Given records:
** Begin **

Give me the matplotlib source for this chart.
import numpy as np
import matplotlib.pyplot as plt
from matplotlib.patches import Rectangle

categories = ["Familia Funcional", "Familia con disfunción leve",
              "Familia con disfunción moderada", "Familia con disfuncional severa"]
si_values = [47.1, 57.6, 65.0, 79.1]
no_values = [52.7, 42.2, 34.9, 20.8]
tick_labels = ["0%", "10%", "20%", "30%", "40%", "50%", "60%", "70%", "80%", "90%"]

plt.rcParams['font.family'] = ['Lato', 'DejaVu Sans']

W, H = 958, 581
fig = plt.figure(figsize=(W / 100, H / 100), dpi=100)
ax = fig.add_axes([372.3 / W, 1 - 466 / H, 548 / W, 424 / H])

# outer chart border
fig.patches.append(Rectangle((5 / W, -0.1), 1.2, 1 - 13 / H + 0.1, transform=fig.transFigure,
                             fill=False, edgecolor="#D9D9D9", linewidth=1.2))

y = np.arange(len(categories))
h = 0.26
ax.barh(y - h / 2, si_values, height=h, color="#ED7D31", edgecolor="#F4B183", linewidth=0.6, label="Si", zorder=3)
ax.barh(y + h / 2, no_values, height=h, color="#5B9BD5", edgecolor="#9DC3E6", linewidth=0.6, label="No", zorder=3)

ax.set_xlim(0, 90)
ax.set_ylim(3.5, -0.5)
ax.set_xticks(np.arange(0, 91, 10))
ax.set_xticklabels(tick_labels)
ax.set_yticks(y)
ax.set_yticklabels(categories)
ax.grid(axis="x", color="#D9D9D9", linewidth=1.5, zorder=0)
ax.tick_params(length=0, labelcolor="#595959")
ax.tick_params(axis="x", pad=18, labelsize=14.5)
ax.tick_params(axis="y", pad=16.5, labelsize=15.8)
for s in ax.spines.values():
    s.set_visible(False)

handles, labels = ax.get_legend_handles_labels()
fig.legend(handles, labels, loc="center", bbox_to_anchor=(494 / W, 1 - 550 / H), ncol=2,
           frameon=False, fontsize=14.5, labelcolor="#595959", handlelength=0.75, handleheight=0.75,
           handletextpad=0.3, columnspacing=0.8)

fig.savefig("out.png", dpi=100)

** End **
** Begin **

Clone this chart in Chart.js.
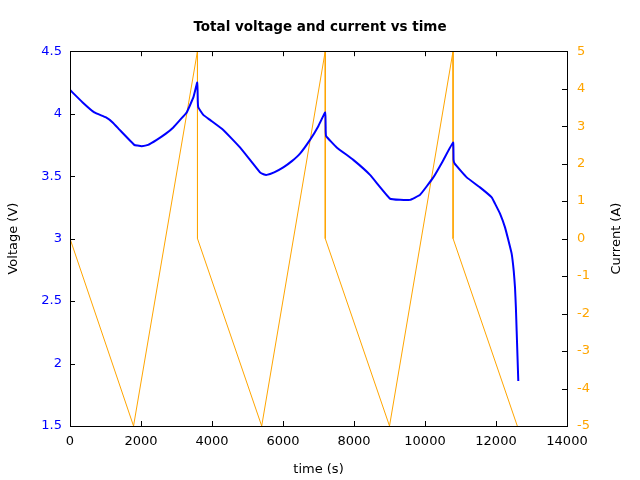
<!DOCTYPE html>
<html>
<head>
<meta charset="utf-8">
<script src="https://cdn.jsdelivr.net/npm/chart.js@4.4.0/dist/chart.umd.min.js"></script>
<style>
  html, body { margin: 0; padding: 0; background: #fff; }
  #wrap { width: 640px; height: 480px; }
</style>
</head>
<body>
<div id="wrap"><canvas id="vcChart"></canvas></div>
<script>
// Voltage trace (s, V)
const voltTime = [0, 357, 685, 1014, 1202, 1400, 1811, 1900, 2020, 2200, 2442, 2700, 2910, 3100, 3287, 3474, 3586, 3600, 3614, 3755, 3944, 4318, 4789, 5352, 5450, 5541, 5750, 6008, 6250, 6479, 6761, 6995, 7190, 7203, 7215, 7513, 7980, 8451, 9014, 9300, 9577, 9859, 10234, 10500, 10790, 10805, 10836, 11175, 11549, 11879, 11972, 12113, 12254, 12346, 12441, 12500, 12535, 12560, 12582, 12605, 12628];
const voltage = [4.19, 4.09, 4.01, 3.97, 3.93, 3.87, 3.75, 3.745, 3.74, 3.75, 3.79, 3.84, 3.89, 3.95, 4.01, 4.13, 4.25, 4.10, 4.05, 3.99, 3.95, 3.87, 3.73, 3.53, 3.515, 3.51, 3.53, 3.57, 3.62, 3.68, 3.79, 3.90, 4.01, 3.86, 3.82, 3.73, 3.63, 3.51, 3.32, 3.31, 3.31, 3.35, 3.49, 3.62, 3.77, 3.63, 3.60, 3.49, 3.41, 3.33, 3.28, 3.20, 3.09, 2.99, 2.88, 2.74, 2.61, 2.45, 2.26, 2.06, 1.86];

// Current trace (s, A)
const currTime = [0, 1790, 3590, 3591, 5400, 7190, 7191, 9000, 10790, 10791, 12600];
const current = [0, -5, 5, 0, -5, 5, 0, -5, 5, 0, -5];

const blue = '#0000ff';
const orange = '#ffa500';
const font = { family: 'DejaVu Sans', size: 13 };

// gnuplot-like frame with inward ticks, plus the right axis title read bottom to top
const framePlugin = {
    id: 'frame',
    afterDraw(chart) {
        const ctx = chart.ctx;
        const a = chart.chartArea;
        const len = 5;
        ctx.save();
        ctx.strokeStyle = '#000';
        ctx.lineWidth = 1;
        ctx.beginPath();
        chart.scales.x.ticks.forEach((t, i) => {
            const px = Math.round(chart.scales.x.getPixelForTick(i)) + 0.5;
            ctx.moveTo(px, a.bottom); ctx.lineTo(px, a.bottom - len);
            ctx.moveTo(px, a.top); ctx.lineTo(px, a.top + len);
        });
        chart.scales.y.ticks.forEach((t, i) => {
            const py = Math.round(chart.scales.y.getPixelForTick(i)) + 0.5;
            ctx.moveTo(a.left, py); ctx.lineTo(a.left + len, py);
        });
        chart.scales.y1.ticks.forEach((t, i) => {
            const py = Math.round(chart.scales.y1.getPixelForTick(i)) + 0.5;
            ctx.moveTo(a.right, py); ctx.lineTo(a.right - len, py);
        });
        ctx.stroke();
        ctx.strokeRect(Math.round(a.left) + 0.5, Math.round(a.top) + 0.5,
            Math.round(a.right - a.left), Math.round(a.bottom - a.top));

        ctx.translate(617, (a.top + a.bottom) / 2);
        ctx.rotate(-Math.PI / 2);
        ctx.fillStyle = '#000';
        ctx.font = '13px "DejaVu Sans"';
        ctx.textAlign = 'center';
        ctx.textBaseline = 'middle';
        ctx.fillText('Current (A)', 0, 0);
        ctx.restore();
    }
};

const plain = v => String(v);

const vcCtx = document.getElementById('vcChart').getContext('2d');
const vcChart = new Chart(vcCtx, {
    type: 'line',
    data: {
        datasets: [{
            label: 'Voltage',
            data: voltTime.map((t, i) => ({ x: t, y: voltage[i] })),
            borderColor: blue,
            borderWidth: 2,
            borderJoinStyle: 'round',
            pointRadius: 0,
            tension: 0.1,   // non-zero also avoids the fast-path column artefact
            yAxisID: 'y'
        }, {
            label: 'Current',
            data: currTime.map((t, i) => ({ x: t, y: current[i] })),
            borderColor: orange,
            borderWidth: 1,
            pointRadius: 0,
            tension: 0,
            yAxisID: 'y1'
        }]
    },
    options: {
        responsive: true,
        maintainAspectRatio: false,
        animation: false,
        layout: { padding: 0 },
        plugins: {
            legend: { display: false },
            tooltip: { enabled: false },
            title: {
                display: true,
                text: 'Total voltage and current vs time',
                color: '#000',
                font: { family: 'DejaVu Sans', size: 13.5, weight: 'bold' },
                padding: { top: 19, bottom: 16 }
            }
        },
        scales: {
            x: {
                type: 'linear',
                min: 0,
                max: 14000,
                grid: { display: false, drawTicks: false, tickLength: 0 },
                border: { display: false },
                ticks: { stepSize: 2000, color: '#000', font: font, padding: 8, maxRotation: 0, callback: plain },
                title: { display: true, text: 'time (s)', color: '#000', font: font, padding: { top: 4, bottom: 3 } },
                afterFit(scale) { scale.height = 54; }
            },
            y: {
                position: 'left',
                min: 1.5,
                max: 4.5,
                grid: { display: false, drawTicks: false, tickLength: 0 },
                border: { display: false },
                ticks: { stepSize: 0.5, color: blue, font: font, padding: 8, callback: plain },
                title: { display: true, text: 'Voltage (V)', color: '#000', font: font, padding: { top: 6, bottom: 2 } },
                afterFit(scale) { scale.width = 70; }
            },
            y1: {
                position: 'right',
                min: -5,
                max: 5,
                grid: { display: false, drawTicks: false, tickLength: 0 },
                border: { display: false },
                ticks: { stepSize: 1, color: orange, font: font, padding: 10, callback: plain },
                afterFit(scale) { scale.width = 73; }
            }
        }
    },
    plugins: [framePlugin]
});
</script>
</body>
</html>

** End **
** Begin **

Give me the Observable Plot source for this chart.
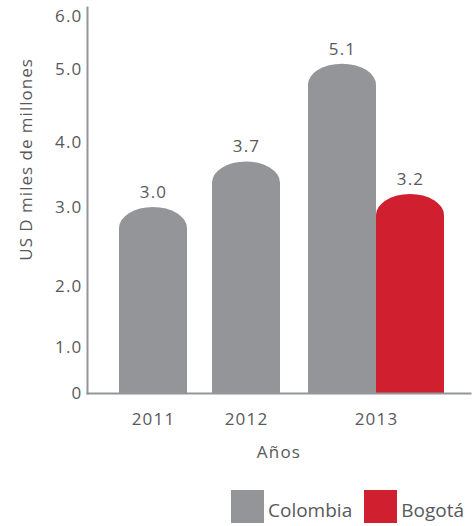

** End **

Exercise task: Retype the records above, but only those lines that fall between the line containing "Give me the matplotlib source for this chart." and the line containing "from matplotlib.patches import Rectangle", with both of those lines included, exactly as written.

Exercise output:
Give me the matplotlib source for this chart.
import numpy as np
import matplotlib.pyplot as plt
from matplotlib.patches import Rectangle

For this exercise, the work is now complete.